Resta la rete umana delle “cose da fare”, e dove incontrare persone che si prendono cura della crescita delle figlie (scuole e attività sportive, teatro, etc etc).
Alla fine resti tu, e ti fermi a guardare.
Le loro foto e poi stranita le foto, le tue.
O meglio resto io.
Quella nelle foto, e mi stupisco, perché oggi vedo una bella donna. Bella per quello è che possibile (un po’ di relatività autoironica e disincantata su se stesse ci vuole sempre), una donna che – per una volta nella vita – vedo bella, costantemente nel tempo.
Ma sono io? Ero davvero io, quella? Quanto tempo ho perso a sentirmi tanto diversa e improbabile, discontinuamente in pace con se stessa, a volte decisamente in guerra con la forma, il peso, le leggerezze e le pesantezze?

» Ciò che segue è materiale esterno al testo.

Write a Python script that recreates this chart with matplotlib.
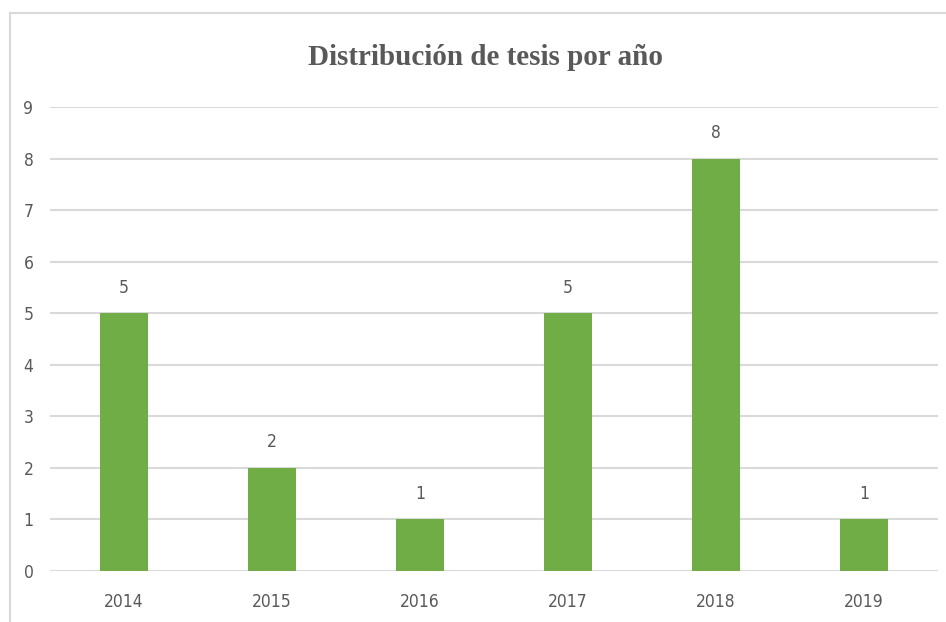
import matplotlib.pyplot as plt
from matplotlib.lines import Line2D

# data
years = ['2014', '2015', '2016', '2017', '2018', '2019']
tesis = [5, 2, 1, 5, 8, 1]
y_ticks = list(range(0, 10))

bar_color = '#70AD47'
text_color = '#595959'
grid_color = '#D9D9D9'

fig = plt.figure(figsize=(9.46, 6.22), dpi=100)
ax = fig.add_axes([0.053, 0.082, 0.9385, 0.746])

x = range(len(years))
bars = ax.bar(x, tesis, width=0.32, color=bar_color, zorder=3)

# data labels
for xi, v in zip(x, tesis):
    ax.annotate(str(v), (xi, v), xytext=(0, 12), textcoords='offset points',
                ha='center', va='bottom', fontsize=12.5, color=text_color,
                fontfamily='DejaVu Sans', fontstretch='condensed')

ax.set_xlim(-0.5, len(years) - 0.5)
ax.set_ylim(0, 9)
ax.set_yticks(y_ticks)
ax.set_xticks(list(x))
ax.set_xticklabels(years)
ax.yaxis.grid(True, color=grid_color, linewidth=1.5, zorder=0)
ax.set_axisbelow(True)
for s in ax.spines.values():
    s.set_visible(False)
ax.tick_params(axis='both', length=0, labelsize=12.5, labelcolor=text_color)
ax.tick_params(axis='x', pad=16)
ax.tick_params(axis='y', pad=12)
for lab in ax.get_xticklabels() + ax.get_yticklabels():
    lab.set_fontstretch('condensed')

fig.text(0.513, 0.907, 'Distribución de tesis por año', ha='center', va='center',
         fontsize=21, fontweight='bold', color=text_color, fontfamily='Liberation Serif')

# chart border (cut by image edge)
fig.add_artist(Line2D([10 / 946, 10 / 946], [0, 1 - 13 / 622], transform=fig.transFigure,
                      color=grid_color, linewidth=1.5))
fig.add_artist(Line2D([10 / 946, 1], [1 - 13 / 622, 1 - 13 / 622], transform=fig.transFigure,
                      color=grid_color, linewidth=1.5))

fig.savefig('out.png', dpi=100)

Perché oggi in quella donna vedo della bellezza continua negli anni, soddisfatta dei miei 52, dei contorni del corpo, di qualche ruga, dei capelli bianchi che rivendicano territorio, di due gravidanze e di qualche cicatrice, di ciò che sta dentro e sta fuori, di quelle volte che tutte le parti sono riunite, di quando guardo e fotografo il mondo con gli occhi che sorridono. Quasi in pace con chi sono, con la forma del corpo, con le risposte muscolari, con la leggerezza che a volte torna e dialoga pacifica con i cambiamenti, con le legittime paure che mi svegliano talvolta la notte, con lo stress del lavoro, con gli amori finiti e con quelli falliti; che mi proietta in un futuro ancora tutto da inventare perché “cosa farò da grande” è la domanda che non mi abbandona mai.
Genererò altre possibilità di lavoro con persone che mi piacciono e stimo, immaginerò e nutrirò sogni, lascerò posto per amare di nuovo (e farmi amare), a partire da quella sensazione di bellezza che nasce da un corpo che si sente finito e pacificato nella a sua complessa interezza, ambivalente e mutevole, eppure e sempre unitario. Capace, bello, intero, complesso, in divenire.
“Memorie del corpo. Ci sono persone che sembrano averti inciso nel corpo certi schemi di azione, ricordi e movimenti, da cui è difficoltoso sganciarsi. Ma il corpo continua ad imparare e a tornare a se stesso, ai propri ritmi, movimenti e possibilità di azione e ritrovarsi.”